Quite opposite to that of neon, the ionization effect can be very strong for gases of low ionization potential like krypton and xenon. If the same input parameters as those for argon are applied to measure the n ₂ of krypton and xenon with the above method, detailed analysis shows that the characteristic lengths of ionization are of the same order of magnitude or even shorter than those of the Kerr effect. Thus, the calculated n ₂ does not reflect the Kerr effect any more. In order to get accurate n ₂, the input intensity has to be lowered until the Kerr effect dominates the propagation dynamics again.

We further use this method to measure the n ₂ of argon at 1.8 μm. The input pulse from a home-built OPA is 57 fs (FWHM) and 1.27 mJ, which can be tuned from 1.6 to 2.0 μm. The inner diameter of the 1-m-long HCF is 400 μm for higher transmission efficiency and more efficient use of pulse energy. The gas pressures recorded here are below 500 mbar and the corresponding spectra are shown in Fig. 3a. Linear fitting followed by a correction of all values of n ₂ gives the average value of (6.65 ± 0.33) × 10⁻²⁰ cm²/W bar while the calculated value is 9.73 × 10⁻²⁰ cm²/W bar at 1.83 μm in [21]. The characteristic lengths in Table 4 show that in the above gas range the nonlinear Kerr effect still dominates in the propagation dynamics.

Fig. 3

a Spectra of the output of the argon-filled hollow-core fiber under different gas pressures. The inner diameter of the fiber is 400 μm and the input pulse is 1.27 mJ/57 fs and centered at 1.8 μm. From bottom to top, the gas pressure increases from <1 to 414 mbar. b Nonlinear refractive index coefficient of argon obtained from spectral broadening factors of different gas pressures

Table 4 Characteristic lengths of different processes at 1.8 μm in argon

We have demonstrated the determination of the values n ₂ of argon and neon at 800 nm and argon at 1.8 μm with HCF. The data analysis process is simple and straightforward. It should be pointed out that with the wide wavelength range covered by OPA [22], the dispersion curves of n ₂ can be measured by tuning the central wavelength of OPA.

Last but not least, we discuss the error analysis of this method.

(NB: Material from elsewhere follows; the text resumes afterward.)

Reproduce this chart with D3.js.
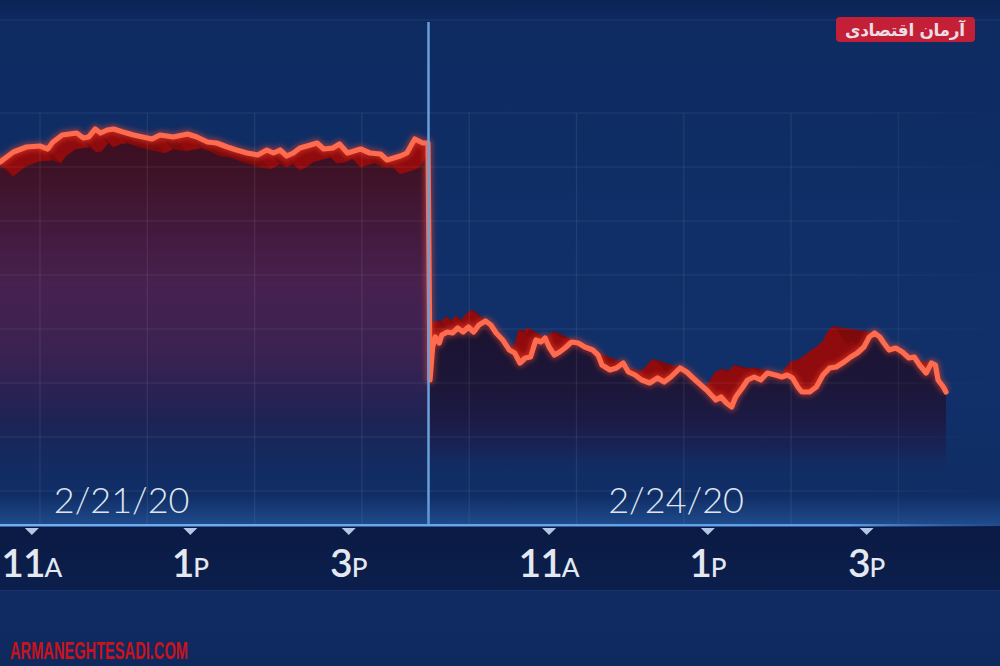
<!DOCTYPE html>
<html>
<head>
<meta charset="utf-8">
<script src="https://cdn.jsdelivr.net/npm/d3@7"></script>
<style>
  html, body { margin: 0; padding: 0; background: #0f2c63; }
  svg { display: block; }
</style>
</head>
<body>
<svg width="1000" height="666"></svg>
<script>
// minutes after the 9:30 open, and index level, for each session
var day1Minutes = [0, 13, 28, 43, 55, 66, 76, 86, 96, 102, 106, 113, 124, 129, 133, 138, 142, 147, 152, 159,
  167, 174, 181, 187, 197, 208, 215, 223, 230, 238, 245, 253, 261, 268, 273, 278, 283, 288, 293, 301,
  306, 311, 318, 323, 329, 339, 346, 354, 359, 369, 374, 380, 386, 390];
var day1Values = [29020, 29036, 29048, 29020, 28980, 28932, 28972, 28992, 28996, 28984, 29012, 29040, 29048, 29028, 29032, 29064, 29048, 29060, 29064, 29052,
  29040, 29032, 29024, 29040, 29032, 29044, 29032, 29012, 29008, 28992, 28980, 28968, 28960, 28980, 28968, 28980, 28956, 28968, 28988, 29000,
  29008, 28984, 28988, 29004, 28968, 28984, 28968, 28964, 28940, 28956, 28968, 29024, 29008, 29008];

var day2Minutes = [0, 2, 4, 7, 9, 13, 17, 21, 25, 29, 33, 37, 42, 46, 50, 55, 60, 64, 68, 72,
  76, 80, 84, 87, 90, 94, 98, 102, 107, 112, 117, 123, 127, 130, 136, 141, 146, 150, 155, 160,
  166, 172, 177, 182, 189, 194, 198, 203, 209, 214, 216, 220, 224, 228, 231, 236, 240, 245, 250, 255,
  261, 266, 270, 274, 278, 281, 287, 292, 297, 302, 307, 313, 318, 323, 328, 332, 336, 340, 343, 347,
  352, 357, 362, 366, 370, 375, 379, 382, 384, 388, 390];
var day2Values = [28060, 28192, 28232, 28208, 28240, 28252, 28248, 28268, 28252, 28272, 28252, 28280, 28296, 28280, 28248, 28220, 28180, 28168, 28128, 28148,
  28152, 28220, 28212, 28228, 28192, 28160, 28172, 28188, 28212, 28208, 28192, 28180, 28160, 28120, 28100, 28108, 28128, 28092, 28080, 28060,
  28048, 28068, 28052, 28072, 28108, 28092, 28072, 28048, 28020, 27992, 27980, 27992, 27968, 27952, 27992, 28028, 28060, 28072, 28060, 28088,
  28080, 28072, 28080, 28068, 28032, 28012, 28012, 28032, 28080, 28108, 28112, 28132, 28152, 28168, 28192, 28232, 28248, 28232, 28208, 28180,
  28188, 28172, 28148, 28152, 28120, 28088, 28128, 28120, 28060, 28032, 28012];

var dateLabels = ['2/21/20', '2/24/20'];
var dateMinutes = [158, 186];
var tickMinutes = [90, 210, 330];
var tickHours = ['11', '1', '3'];
var tickSuffix = ['A', 'P', 'P'];
var gridValues = [29128, 28912, 28696, 28480, 28264, 28048, 27832, 27616];

(function() {
  var svg = d3.select('svg');
  var W = 1000, H = 666;
  var defs = svg.append('defs');

  var xDay1 = d3.scaleLinear().domain([0, 390]).range([-87, 428]);
  var xDay2 = d3.scaleLinear().domain([0, 390]).range([430, 946]);
  var y = d3.scaleLinear().domain([27900, 29100]).range([420, 120]);

  var day1 = day1Minutes.map(function(m, i) { return [xDay1(m), y(day1Values[i])]; });
  var day2 = day2Minutes.map(function(m, i) { return [xDay2(m), y(day2Values[i])]; });

  function grad(id, horiz, a, b, stops) {
    var g = defs.append('linearGradient').attr('id', id)
      .attr('gradientUnits', 'userSpaceOnUse')
      .attr('x1', horiz ? a : 0).attr('x2', horiz ? b : 0)
      .attr('y1', horiz ? 0 : a).attr('y2', horiz ? 0 : b);
    stops.forEach(function(s) {
      g.append('stop').attr('offset', s[0]).attr('stop-color', s[1]).attr('stop-opacity', s[2] == null ? 1 : s[2]);
    });
  }

  grad('bg', false, 0, H, [[0, '#0b2456'], [0.04, '#0e2b62'], [0.5, '#11306a'], [0.9, '#0f2b62'], [1, '#0e295e']]);
  grad('fill1', false, 125, 505, [[0, '#3a0c1f'], [0.12, '#3e1226'], [0.28, '#431a3e'], [0.42, '#47214f'], [0.6, '#3a2252'],
    [0.78, '#1d2354'], [0.9, '#152a5e', 0.6], [1, '#11306a', 0]]);
  grad('fill2', false, 320, 480, [[0, '#1a1230'], [0.4, '#1c1638'], [0.62, '#1c1a44'], [0.8, '#1a1f4e', 0.7], [1, '#13306a', 0]]);
  grad('glowUp', false, 495, 526, [[0, '#3f86d8', 0], [1, '#3f86d8', 0.35]]);
  grad('bar', false, 526, 590, [[0, '#0a1a44'], [1, '#0c1f4c']]);
  grad('axisLine', true, 0, 1000, [[0, '#6fb0f5'], [0.85, '#5c9ee8'], [0.97, '#3b6fbf', 0.3], [1, '#3b6fbf', 0]]);
  grad('gridFade', true, 0, 1000, [[0, '#ffffff', 1], [0.85, '#ffffff', 1], [1, '#ffffff', 0]]);

  var blur = defs.append('filter').attr('id', 'glow').attr('x', -0.1).attr('y', -0.1).attr('width', 1.2).attr('height', 1.2);
  blur.append('feGaussianBlur').attr('stdDeviation', 2.5);

  defs.append('clipPath').attr('id', 'clip1').append('rect')
    .attr('x', -100).attr('y', 0).attr('width', 527).attr('height', 526);
  defs.append('clipPath').attr('id', 'clip2').append('rect')
    .attr('x', 430).attr('y', 0).attr('width', 570).attr('height', 526);

  svg.append('rect').attr('width', W).attr('height', H).attr('fill', 'url(#bg)');
  svg.append('line').attr('x1', 0).attr('x2', W).attr('y1', 20).attr('y2', 20)
    .attr('stroke', '#2d4f8c').attr('stroke-opacity', 0.45).attr('stroke-width', 1);

  // extruded red band: each segment swept to its shifted copy
  function ribbon(pts, offset, clip) {
    var g = svg.append('g').attr('clip-path', 'url(#' + clip + ')');
    var far = pts.map(function(p) { var o = offset(p[0]); return [p[0] + o[0], p[1] + o[1]]; });
    for (var i = 0; i < pts.length - 1; i++) {
      var a = pts[i], b = pts[i + 1];
      var slope = (b[1] - a[1]) / Math.max(1, b[0] - a[0]);
      var col = slope < 0 ? '#900b0e' : '#7e0a0c';
      g.append('polygon')
        .attr('points', [a, b, far[i + 1], far[i]].map(function(p) { return p.join(','); }).join(' '))
        .attr('fill', col).attr('stroke', col).attr('stroke-width', 0.6);
    }
  }

  var area = d3.area().x(function(d) { return d[0]; }).y0(505).y1(function(d) { return d[1]; });

  // second session: band sits behind the filled area, deeper to the right
  ribbon(day2, function(x) { return [-0.072 * (x - 300), -11 + (x - 485) * 0.012]; }, 'clip2');
  svg.append('path').datum(day2).attr('d', area.y0(480)).attr('fill', 'url(#fill2)');

  // first session: band sits in front of the filled area
  svg.append('path').datum(day1).attr('d', area.y0(505)).attr('fill', 'url(#fill1)');
  ribbon(day1, function(x) { return [13, 14]; }, 'clip1');

  // grid
  var grid = svg.append('g').attr('stroke', 'url(#gridFade)').attr('stroke-opacity', 0.075).attr('stroke-width', 1.2);
  grid.selectAll('line.h').data(gridValues).enter().append('line')
    .attr('x1', 0).attr('x2', W)
    .attr('y1', function(d) { return y(d); }).attr('y2', function(d) { return y(d); });
  grid.selectAll('line.v').data(d3.range(40, 960, 107.3)).enter().append('line')
    .attr('x1', function(d) { return d; }).attr('x2', function(d) { return d; })
    .attr('y1', y(gridValues[0])).attr('y2', 524);

  // the price line
  var line = d3.line().x(function(d) { return d[0]; }).y(function(d) { return d[1]; });
  var all = day1.concat(day2);
  svg.append('path').datum(all).attr('d', line).attr('fill', 'none')
    .attr('stroke', '#ff4a2e').attr('stroke-opacity', 0.45).attr('stroke-width', 9)
    .attr('stroke-linejoin', 'round').attr('filter', 'url(#glow)');
  svg.append('path').datum(all).attr('d', line).attr('fill', 'none')
    .attr('stroke', '#ff6b4f').attr('stroke-width', 5.2)
    .attr('stroke-linejoin', 'round').attr('stroke-linecap', 'round');

  // session divider
  svg.append('line').attr('x1', 428.5).attr('x2', 428.5).attr('y1', 22).attr('y2', 526)
    .attr('stroke', '#3f7fd0').attr('stroke-opacity', 0.5).attr('stroke-width', 6).attr('filter', 'url(#glow)');
  svg.append('line').attr('x1', 428.5).attr('x2', 428.5).attr('y1', 22).attr('y2', 526)
    .attr('stroke', '#6a9fd8').attr('stroke-width', 2.5);

  // time axis bar
  svg.append('rect').attr('x', 0).attr('y', 495).attr('width', W).attr('height', 31).attr('fill', 'url(#glowUp)');
  svg.append('rect').attr('x', 0).attr('y', 526).attr('width', W).attr('height', 64).attr('fill', 'url(#bar)');
  svg.append('rect').attr('x', 0).attr('y', 524).attr('width', W).attr('height', 2.5).attr('fill', 'url(#axisLine)');
  svg.append('line').attr('x1', 0).attr('x2', W).attr('y1', 590.5).attr('y2', 590.5)
    .attr('stroke', '#1a3876').attr('stroke-opacity', 0.6);

  var ticks = [];
  [xDay1, xDay2].forEach(function(sc) {
    tickMinutes.forEach(function(m, i) { ticks.push({ x: sc(m), h: tickHours[i], s: tickSuffix[i] }); });
  });
  svg.selectAll('path.tri').data(ticks).enter().append('path')
    .attr('d', function(d) { return 'M' + (d.x - 7) + ',528 L' + (d.x + 7) + ',528 L' + d.x + ',535 Z'; })
    .attr('fill', '#b3c8e6');
  var lab = svg.selectAll('text.tick').data(ticks).enter().append('text')
    .attr('x', function(d) { return d.x; }).attr('y', 577)
    .attr('text-anchor', 'middle')
    .style('font-family', 'Lato, "Open Sans", sans-serif')
    .attr('fill', '#e3e8f1');
  lab.append('tspan').style('font-size', '39px').style('font-weight', 600).attr('letter-spacing', -1)
    .text(function(d) { return d.h; });
  lab.append('tspan').style('font-size', '26px').style('font-weight', 500)
    .text(function(d) { return d.s; });

  // session dates
  svg.selectAll('text.date').data(dateLabels).enter().append('text')
    .attr('x', function(d, i) { return (i === 0 ? xDay1 : xDay2)(dateMinutes[i]); })
    .attr('y', 513)
    .attr('text-anchor', 'middle')
    .style('font-family', 'Lato, "Open Sans", sans-serif')
    .style('font-size', '36px').style('font-weight', 300)
    .attr('fill', '#dfe6f1')
    .text(function(d) { return d; });

  // logo and watermark
  svg.append('rect').attr('x', 836).attr('y', 17).attr('width', 139).attr('height', 25).attr('rx', 4)
    .attr('fill', '#c31f37');
  svg.append('text').attr('x', 905).attr('y', 36).attr('text-anchor', 'middle')
    .attr('direction', 'rtl')
    .attr('textLength', 120).attr('lengthAdjust', 'spacing')
    .style('font-family', '"DejaVu Sans", sans-serif').style('font-size', '17px').style('font-weight', 'bold')
    .attr('fill', '#eadde2')
    .text('آرمان  اقتصادی');
  svg.append('text').attr('x', 10).attr('y', 659)
    .attr('textLength', 178).attr('lengthAdjust', 'spacingAndGlyphs')
    .style('font-family', '"Liberation Sans Narrow", "Liberation Sans", sans-serif')
    .style('font-size', '23px').style('font-weight', 'bold')
    .attr('fill', '#c8131d')
    .text('ARMANEGHTESADI.COM');
})();
</script>
</body>
</html>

As mentioned in Sect. 2, the input pulse is assumed to be Fourier transform-limited with a Gaussian profile. Input pulses with initial chirp or different profiles (such as super-Gaussian, pulse-splitting, etc.) will decrease the spectrum broadening and result in a smaller value of n ₂. Data analysis of situations with complex input should use an iterative phase retrieval algorithm to extract the nonlinear refractive index [18]. The effective fiber length for spectrum broadening is also an error source due to the focusing geometry which actually increases the effective length and should be corrected. In the above cases, the error is about 3 % and has been corrected. Besides, the single-mode propagation in fiber is also needed, which is guaranteed by optimal coupling to mode EH₁₁ [1].

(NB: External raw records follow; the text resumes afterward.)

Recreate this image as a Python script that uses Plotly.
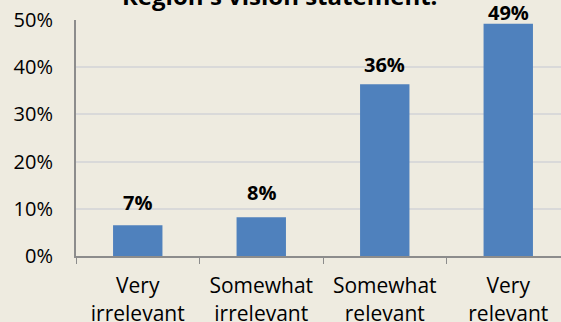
import plotly.graph_objects as go

categories = ["Very<br>irrelevant", "Somewhat<br>irrelevant", "Somewhat<br>relevant", "Very<br>relevant"]
values = [0.065, 0.082, 0.364, 0.492]
labels = ["7%", "8%", "36%", "49%"]
label_shift = [23, 25, 20, 11]
title_text = "Region's vision statement."
y_ticks = [0, 0.1, 0.2, 0.3, 0.4, 0.5]
y_tick_labels = ["0%", "10%", "20%", "30%", "40%", "50%"]

FONT = "Open Sans"
BG = "#EEEBE0"

fig = go.Figure(go.Bar(
    x=categories, y=values, width=0.4,
    marker=dict(color="#4F81BD", line=dict(width=0)),
))

for c, v, t, s in zip(categories, values, labels, label_shift):
    fig.add_annotation(x=c, y=v, text="<b>%s</b>" % t, showarrow=False,
                       yanchor="middle", yshift=s,
                       font=dict(family=FONT, size=20, color="#000000"))

fig.add_annotation(xref="paper", yref="paper", x=0.419, y=1.0, yanchor="bottom",
                   yshift=6, text="<b>%s</b>" % title_text, showarrow=False,
                   font=dict(family=FONT, size=24, color="#000000"))

fig.update_layout(
    width=561, height=322,
    margin=dict(l=76, r=0, t=20, b=66, pad=0),
    paper_bgcolor=BG, plot_bgcolor=BG,
    showlegend=False,
    font=dict(family=FONT, size=20, color="#000000"),
    bargap=0.6,
)
fig.update_xaxes(
    range=[-0.5, 3.427], showline=True, linecolor="#8C8C8C", linewidth=2,
    ticks="outside", tickson="boundaries", ticklen=6, tickcolor="#8C8C8C", tickwidth=1,
    showgrid=False, ticklabelstandoff=10, automargin=False,
    tickfont=dict(family=FONT, size=21, color="#000000"),
)
fig.update_yaxes(
    range=[0, 0.5], tickvals=y_ticks, ticktext=y_tick_labels,
    showline=True, linecolor="#8C8C8C", linewidth=2,
    showgrid=True, gridcolor="#D9D9D9", gridwidth=2, zeroline=False,
    ticks="", ticklabelstandoff=17, automargin=False,
    tickfont=dict(family=FONT, size=20, color="#000000"),
)

fig.write_html("out.html")
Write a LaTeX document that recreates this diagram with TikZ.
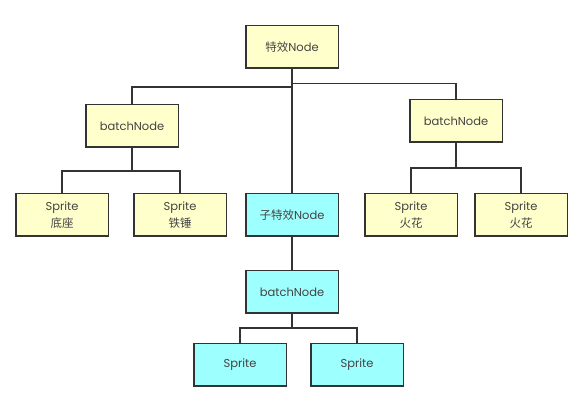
\documentclass[tikz,border=0pt]{standalone}
\usepackage{fontspec}
\setmainfont{Poppins}
\newfontfamily\cjk{Noto Sans CJK SC}
\definecolor{yel}{HTML}{FFFFCC}
\definecolor{cya}{HTML}{9EFFFF}
\definecolor{edge}{HTML}{333333}
\definecolor{txt}{HTML}{444444}

\begin{document}
\begin{tikzpicture}[x=1pt,y=-1pt,
  box/.style={draw=edge,line width=1.5pt,minimum width=92.5pt,minimum height=42.5pt,
    inner sep=0pt,align=center,text=txt,font=\fontsize{11.5}{16.5}\selectfont},
  ybox/.style={box,fill=yel},
  cbox/.style={box,fill=cya},
  link/.style={draw=edge,line width=1.5pt}]
\useasboundingbox (0,0) rectangle (579,406);
\node[ybox] (top) at (292,47) {{\cjk 特效}Node};
\node[ybox] (lbatch) at (132,126) {batchNode};
\node[ybox] (rbatch) at (456,121) {batchNode};
\node[ybox] (base) at (62,215) {Sprite\\{\cjk 底座}};
\node[ybox] (hammer) at (180,215) {Sprite\\{\cjk 铁锤}};
\node[cbox] (sub) at (292,215) {{\cjk 子特效}Node};
\node[ybox] (sparka) at (411,215) {Sprite\\{\cjk 火花}};
\node[ybox] (sparkb) at (521,215) {Sprite\\{\cjk 火花}};
\node[cbox] (cbatch) at (292,292) {batchNode};
\node[cbox] (spritea) at (240,365) {Sprite};
\node[cbox] (spriteb) at (357,365) {Sprite};
\draw[link] (top) -- (sub);
\draw[link] (lbatch.north) |- ([yshift=-18pt]top.south);
\draw[link] (rbatch.north) |- ([yshift=-14.5pt]top.south);
\draw[link] (lbatch) -- ++(0,45) -| (base.north);
\draw[link] (lbatch) -- ++(0,45) -| (hammer.north);
\draw[link] (rbatch) -- ++(0,47) -| (sparka.north);
\draw[link] (rbatch) -- ++(0,47) -| (sparkb.north);
\draw[link] (sub) -- (cbatch);
\draw[link] (cbatch) -- ++(0,36) -| (spritea.north);
\draw[link] (cbatch) -- ++(0,36) -| (spriteb.north);
%\draw[step=10pt] (0,0) grid (579,406);
\end{tikzpicture}
\end{document}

The last error source originates from the residual effects of various (non)linear terms other than Kerr effect. For hollow fibers, the linear effects such as waveguide attenuation and dispersion can be ignored as the fiber length is usually too short for these effects to affect the propagation dynamics. Self-steepening effect causes extra spectrum broadening by blue-shifting and leads to overestimation of n ₂. However, the plasma-induced phase modulation will counteract the Kerr effect and lead to decrease of n ₂. It should be mentioned that the self-steepening effect mainly affects the rear part of the pulse while the plasma effect affects the front part. When the characteristic length becomes comparable or less than fiber length, the effect begins to affect the dynamics. In the above case for argon at 800 nm, both effects have an influence on the spectrum, but the final n ₂ is quite close to the referred value [19]. This suggests a balance between the two effects. For neon at 800, self-steepening effect is more than plasma effect, which leads to overestimation of n ₂ compared to [20]. For argon at 1.8 μm, the situation is reversed with an underestimation of n ₂ compared to [21]. These effects cause a deviation of about ±30 % from the referred values in the above cases. In general, the accuracy of this method can be estimated by analyzing the different characteristic lengths and controlled by choosing proper input pulse parameters to adjust these characteristic lengths.

4 Conclusions

We demonstrated a simple method to measure the nonlinear refractive index coefficient n ₂ of inert gases, which explores the pulse propagation in HCFs. This method based on spectral analysis takes advantage of the structure of waveguide which can accumulate small nonlinear effects efficiently to produce considerable spectral changes of gas medium at relatively low pulse energy and over short propagation distance. Through measurement of the spectra broadening, the n ₂ can be obtained from the spectral broadening factor. This method together with broadband-tunable OPA femtosecond laser source can be used to obtain n ₂ of noble gases at various wavelengths, which would benefit the research of high-field laser physics and nonlinear optical phenomenon.